Bullying and gender: The social/emotional, psychological, and physical effects on middle school students in south Mississippi

Cassundra Peyton-Brown

Abstract

Bullying is a great concern in schools today. When bullying occurs, it hinders school success and academic performance. During the late 1980s and 1990s, school violence was prevalent in middle school characterized by events such as the Columbine shooting. This forced both students and school personnel to deal with school shootings, gang activities and other violent acts. According to subsequent investigations, some of these incidents occurred because students were bullied and teased. This supports the maxim that students can only be successful academically in a safe and orderly environment. The first interest of this study was to assess the effects of bullying on middle school students in terms of the social/emotional impact, psychological impact, and the physical impact.
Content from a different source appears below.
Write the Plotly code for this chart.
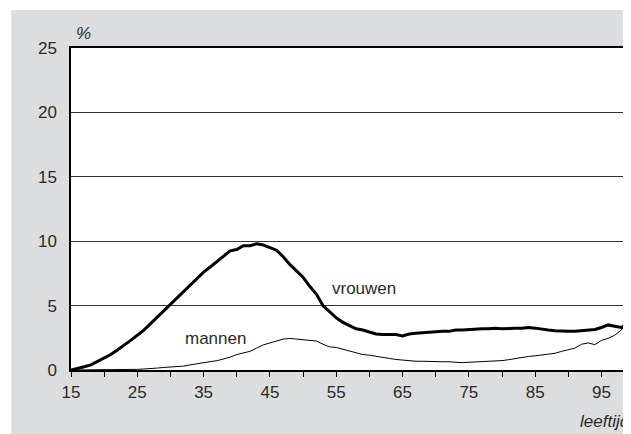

Data collection took place during the 2009-10 school year; collected data were entered into Microsoft Excel and then imported into SPSS version 17.0. A repeated measures ANOVA and t-tests were used to determine the degree to which the independent variables (gender and grade level) mediated the dependent variables (social/emotional impact, psychological impact and physical impact). It was found that the social/emotional and psychological effects of bullying have a greater impact on middle school students than the physical effects of bullying, female participants expressed significantly stronger impact of bullying than the males and there was a fairly equal impact of bullying across grade levels for 7 th and 8th grade students.